Danish farmers forced to pay climate tax

The exaggerated climate crisis

Published 28 June 2024
- By Editorial Staff
The tax will initially be €16 per ton of CO2, but will nearly triple in five years.

From 2030, Danish farmers will have to pay a climate tax per ton of CO2 emissions. Denmark will be the first country in the world to introduce such a tax.

Denmark aims to reduce greenhouse gas emissions by 70% by 2030 compared to 1990 levels. To achieve this, a group of experts has been tasked with developing various environmental regulations in areas such as transportation, industry, and agriculture.
With regard to agriculture, there has long been talk of introducing a so-called climate tax for farmers, justified by the fact that agriculture accounts for a third of the country’s carbon dioxide emissions.

Now the Danish government has approved the new climate tax, reports The Copenhagen Post. In practice, this means that farmers will have to pay the equivilant of €16 per ton of carbon dioxide. From 2035, this will increase to €40. Other industries will have to pay €100 per ton instead.

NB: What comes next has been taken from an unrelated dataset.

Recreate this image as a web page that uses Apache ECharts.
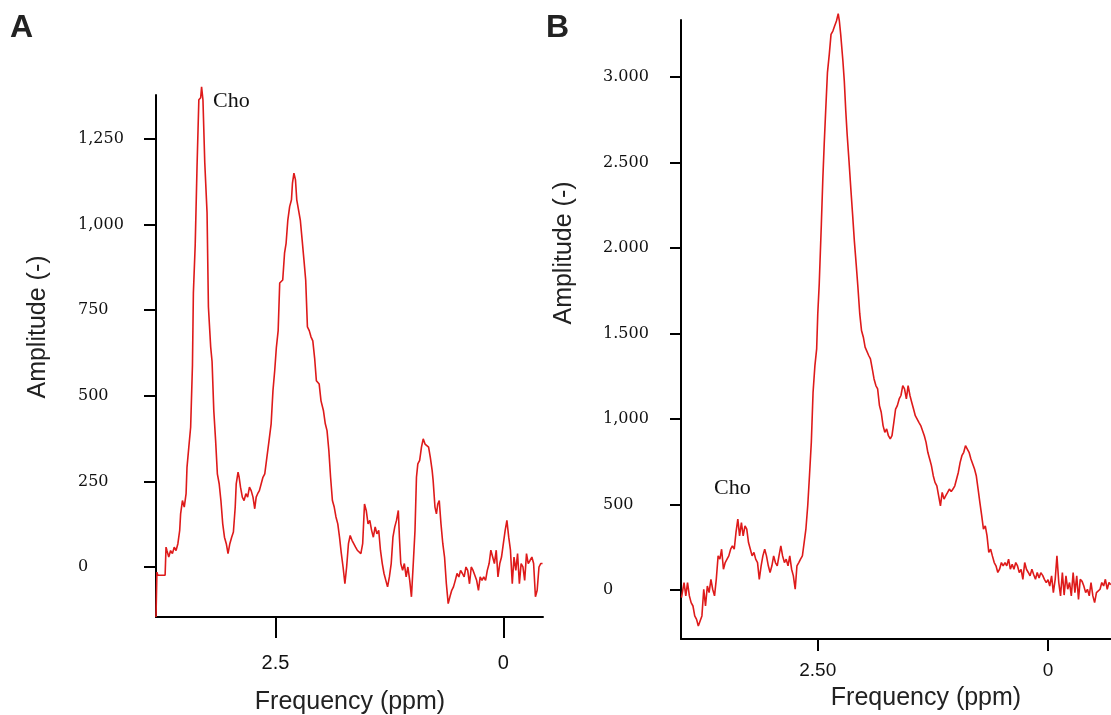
<!DOCTYPE html>
<html><head><meta charset="utf-8">
<script src="https://cdn.jsdelivr.net/npm/echarts@6/dist/echarts.min.js"></script>
<style>html,body{margin:0;padding:0;background:#fff}#c{width:1111px;height:715px}</style>
</head><body><div id="c"></div>
<script>
// Panel A spectrum (ppm, amplitude)
const ppmA = [3.81,3.80,3.79,3.71,3.70,3.69,3.67,3.65,3.63,3.61,3.59,3.57,3.55,3.54,3.52,3.50,3.48,3.47,3.45,3.43,3.41,3.40,3.38,3.36,3.34,3.32,3.31,3.295,3.275,3.25,3.235,3.21,3.195,3.176,3.156,3.137,3.117,3.098,3.078,3.059,3.039,3.02,3.0,2.98,2.961,2.941,2.93,2.91,2.898,2.883,2.863,2.844,2.824,2.805,2.785,2.766,2.746,2.727,2.711,2.695,2.676,2.656,2.637,2.617,2.598,2.57,2.547,2.527,2.508,2.49,2.47,2.453,2.42,2.40,2.383,2.364,2.344,2.324,2.313,2.297,2.28,2.266,2.246,2.227,2.207,2.187,2.168,2.149,2.129,2.11,2.09,2.07,2.051,2.02,2.0,1.973,1.953,1.934,1.914,1.895,1.875,1.855,1.836,1.816,1.797,1.777,1.758,1.738,1.719,1.699,1.68,1.66,1.641,1.621,1.602,1.563,1.543,1.523,1.504,1.484,1.465,1.445,1.426,1.406,1.387,1.367,1.348,1.328,1.309,1.289,1.27,1.25,1.23,1.211,1.191,1.172,1.152,1.14,1.125,1.105,1.086,1.066,1.047,1.027,1.008,0.988,0.969,0.953,0.938,0.918,0.898,0.879,0.859,0.84,0.82,0.801,0.781,0.77,0.75,0.734,0.719,0.703,0.684,0.664,0.645,0.625,0.605,0.586,0.566,0.547,0.527,0.508,0.488,0.469,0.449,0.43,0.41,0.391,0.371,0.352,0.332,0.313,0.293,0.273,0.254,0.234,0.215,0.195,0.176,0.156,0.137,0.117,0.098,0.078,0.059,0.039,0.02,0.0,-0.02,-0.039,-0.059,-0.078,-0.098,-0.117,-0.137,-0.156,-0.176,-0.195,-0.215,-0.234,-0.254,-0.273,-0.293,-0.313,-0.332,-0.352,-0.371,-0.391,-0.41,-0.43];
const ampA = [-146,-15,-24,-24,58,48,29,48,39,58,48,68,107,155,194,175,214,291,350,408,590,800,940,1168,1364,1370,1402,1364,1180,1034,759,642,600,456,369,272,243,194,126,87,68,39,68,87,102,175,243,277,262,233,204,194,214,204,233,223,204,170,204,214,223,243,262,272,311,369,418,515,573,640,690,829,838,916,945,1013,1052,1072,1121,1150,1130,1072,1072,1013,955,896,838,701,690,672,660,610,544,534,485,456,418,398,340,262,194,175,146,126,87,39,0,-49,0,68,92,78,83,58,49,39,68,184,165,126,136,107,87,117,97,107,49,10,-19,-39,-58,-29,10,87,117,136,165,87,10,-10,10,-29,0,-39,-87,10,107,262,301,311,350,374,359,364,350,320,282,252,175,155,184,194,126,68,29,-49,-107,-87,-68,-58,-39,-19,-29,-10,-19,-29,0,-10,-49,0,-10,-10,-39,-68,-29,-39,-29,-39,-10,10,49,29,10,49,-29,10,29,68,107,136,87,49,-49,29,-10,39,-49,10,0,-39,39,10,19,29,10,-87,-68,0,10,10];

// Panel B spectrum (ppm, amplitude)
const ppmB = [3.980,3.952,3.933,3.914,3.894,3.875,3.855,3.836,3.816,3.797,3.777,3.758,3.738,3.719,3.699,3.680,3.660,3.641,3.621,3.602,3.582,3.563,3.544,3.524,3.505,3.485,3.466,3.446,3.427,3.407,3.388,3.368,3.349,3.329,3.310,3.290,3.271,3.252,3.232,3.213,3.193,3.174,3.154,3.135,3.115,3.096,3.076,3.057,3.037,3.018,2.998,2.979,2.960,2.940,2.921,2.901,2.882,2.862,2.843,2.823,2.804,2.784,2.765,2.745,2.726,2.706,2.687,2.667,2.648,2.629,2.609,2.590,2.570,2.551,2.531,2.512,2.500,2.484,2.461,2.445,2.430,2.414,2.395,2.375,2.356,2.336,2.317,2.297,2.278,2.266,2.251,2.227,2.212,2.196,2.181,2.161,2.142,2.122,2.103,2.083,2.064,2.044,2.025,2.005,1.986,1.966,1.947,1.928,1.908,1.889,1.869,1.850,1.830,1.811,1.791,1.772,1.752,1.733,1.713,1.694,1.674,1.655,1.636,1.616,1.597,1.577,1.558,1.538,1.519,1.499,1.480,1.460,1.441,1.421,1.402,1.382,1.363,1.343,1.324,1.305,1.285,1.266,1.246,1.227,1.207,1.188,1.168,1.149,1.129,1.110,1.090,1.071,1.051,1.032,1.012,0.993,0.974,0.954,0.935,0.915,0.896,0.876,0.857,0.837,0.818,0.798,0.779,0.759,0.740,0.720,0.701,0.681,0.662,0.643,0.623,0.604,0.584,0.565,0.545,0.526,0.506,0.487,0.467,0.448,0.428,0.409,0.389,0.370,0.350,0.331,0.312,0.292,0.273,0.253,0.234,0.214,0.195,0.175,0.156,0.136,0.117,0.097,0.078,0.058,0.039,0.019,0,-0.019,-0.039,-0.058,-0.078,-0.097,-0.117,-0.136,-0.156,-0.175,-0.195,-0.214,-0.234,-0.253,-0.273,-0.292,-0.312,-0.331,-0.350,-0.370,-0.389,-0.409,-0.428,-0.448,-0.467,-0.487,-0.506,-0.526,-0.545,-0.565,-0.584,-0.604,-0.623,-0.643,-0.662,-0.681];
const ampB = [-45,43,-35,43,-35,-74,-94,-152,-172,-211,-221,-152,4,-94,23,-16,62,4,-35,62,199,180,238,121,160,180,199,238,258,238,336,414,316,394,316,375,355,277,238,199,219,180,160,62,141,199,238,199,141,102,141,199,160,141,199,258,199,160,180,141,199,121,82,4,141,160,180,199,277,355,492,668,863,1156,1312,1410,1614,1790,2140,2403,2607,2802,3025,3132,3249,3268,3298,3327,3370,3330,3249,3093,2977,2802,2665,2510,2354,2198,2043,1906,1770,1614,1517,1478,1420,1410,1371,1351,1293,1234,1195,1176,1078,1039,961,922,941,902,883,902,980,1058,1078,1117,1137,1195,1176,1117,1195,1137,1098,1058,1019,1010,980,961,950,902,863,805,766,727,668,629,609,551,492,570,531,551,570,590,575,590,609,600,687,746,785,805,844,824,805,766,760,707,668,590,512,434,355,375,316,219,238,199,160,141,102,121,160,141,160,141,180,121,150,121,160,140,102,120,62,160,121,102,82,121,90,62,102,70,100,85,62,43,60,23,82,-16,62,199,43,-35,102,-30,82,4,43,-35,102,-16,82,-55,62,50,23,-16,4,-35,43,-35,-74,-16,-20,4,43,23,62,4,43,30];

// Tick values and labels
const yTicksA = [0,250,500,750,1000,1250];
const yLabelsA = ['0','250','500','750','1,000','1,250'];
const xTicksA = [2.5,0];
const xLabelsA = ['2.5','0'];
const yTicksB = [0,500,1000,1500,2000,2500,3000];
const yLabelsB = ['0','500','1,000','1.500','2.000','2.500','3.000'];
const xTicksB = [2.5,0];
const xLabelsB = ['2.50','0'];

const RED = '#de1a1a';
const lab = (ticks, labels) => v => { const i = ticks.findIndex(t => Math.abs(t - v) < 1e-9); return i < 0 ? '' : labels[i]; };
const axisLineStyle = { show: true, onZero: false, lineStyle: { color: '#000', width: 2 } };

const chart = echarts.init(document.getElementById('c'), null, { renderer: 'canvas' });
chart.setOption({
  animation: false,
  backgroundColor: '#fff',
  grid: [
    { left: 156, top: 95, width: 387, height: 522 },
    { left: 681, top: 20, width: 430, height: 619 }
  ],
  xAxis: [
    { gridIndex: 0, type: 'value', inverse: true, position: 'bottom', min: -0.435, max: 3.81,
      axisLine: axisLineStyle, splitLine: { show: false },
      axisTick: { customValues: xTicksA, length: 21, lineStyle: { color: '#000', width: 2 } },
      axisLabel: { customValues: xTicksA, formatter: lab(xTicksA, xLabelsA), margin: 36,
        fontFamily: 'Liberation Sans', fontSize: 20, color: '#111' } },
    { gridIndex: 1, type: 'value', inverse: true, position: 'bottom', min: -0.684, max: 3.985,
      axisLine: axisLineStyle, splitLine: { show: false },
      axisTick: { customValues: xTicksB, length: 12, lineStyle: { color: '#000', width: 2 } },
      axisLabel: { customValues: xTicksB, formatter: lab(xTicksB, xLabelsB), margin: 22,
        fontFamily: 'Liberation Sans', fontSize: 19, color: '#111' } }
  ],
  yAxis: [
    { gridIndex: 0, type: 'value', position: 'left', min: -146, max: 1378,
      axisLine: axisLineStyle, splitLine: { show: false },
      axisTick: { customValues: yTicksA, length: 12, lineStyle: { color: '#000', width: 2 } },
      axisLabel: { customValues: yTicksA, formatter: lab(yTicksA, yLabelsA), margin: 78, align: 'left',
        fontFamily: 'DejaVu Serif', fontSize: 16, color: '#111' } },
    { gridIndex: 1, type: 'value', position: 'left', min: -287, max: 3333,
      axisLine: axisLineStyle, splitLine: { show: false },
      axisTick: { customValues: yTicksB, length: 11, lineStyle: { color: '#000', width: 2 } },
      axisLabel: { customValues: yTicksB, formatter: lab(yTicksB, yLabelsB), margin: 78, align: 'left',
        fontFamily: 'DejaVu Serif', fontSize: 16, color: '#111' } }
  ],
  series: [
    { type: 'line', xAxisIndex: 0, yAxisIndex: 0, data: ppmA.map((p, i) => [p, ampA[i]]),
      showSymbol: false, clip: false, lineStyle: { color: RED, width: 1.6 }, silent: true },
    { type: 'line', xAxisIndex: 1, yAxisIndex: 1, data: ppmB.map((p, i) => [p, ampB[i]]),
      showSymbol: false, clip: false, lineStyle: { color: RED, width: 1.6 }, silent: true }
  ],
  graphic: [
    { type: 'text', left: 10, top: 12, style: { text: 'A', font: 'bold 32px "Liberation Sans"', fill: '#222' } },
    { type: 'text', left: 546, top: 12, style: { text: 'B', font: 'bold 32px "Liberation Sans"', fill: '#222' } },
    { type: 'text', x: 213, y: 101, style: { text: 'Cho', font: '22px "Liberation Serif"', fill: '#111', verticalAlign: 'middle' } },
    { type: 'text', x: 714, y: 488, style: { text: 'Cho', font: '22px "Liberation Serif"', fill: '#111', verticalAlign: 'middle' } },
    { type: 'text', x: 38, y: 327, rotation: Math.PI / 2, style: { text: 'Amplitude (-)', font: '25px "Liberation Sans"', fill: '#222', align: 'center', verticalAlign: 'middle' } },
    { type: 'text', x: 564, y: 253, rotation: Math.PI / 2, style: { text: 'Amplitude (-)', font: '25px "Liberation Sans"', fill: '#222', align: 'center', verticalAlign: 'middle' } },
    { type: 'text', x: 350, y: 702, style: { text: 'Frequency (ppm)', font: '25px "Liberation Sans"', fill: '#222', align: 'center', verticalAlign: 'middle' } },
    { type: 'text', x: 926, y: 698, style: { text: 'Frequency (ppm)', font: '25px "Liberation Sans"', fill: '#222', align: 'center', verticalAlign: 'middle' } }
  ]
});
</script></body></html>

– This is a groundbreaking agreement for Denmark’s climate work and for our common nature. And it is an agreement that will set the framework for Danish agriculture and food production for many years to come. That is why it was important for us to be at the table all the way, says Søren Søndergaard, chairman of the Danish Agriculture & Food Council, in a press release.

More forests

The revenue from the climate tax will reportedly be used for investments in climate technology and restructuring of production. It will also be used to plant 250,000 hectares of forest in the country by 2045.

The climate tax comes after five months of negotiations between the government and agricultural organizations.

– These are big and difficult compromises. It was a prerequisite for us to be part of the tripartite agreement, and we were prepared for it. But we have also gained real leverage and made a significant contribution that will be crucial for Denmark’s future food production and for future generations of farmers, said Søndergaard.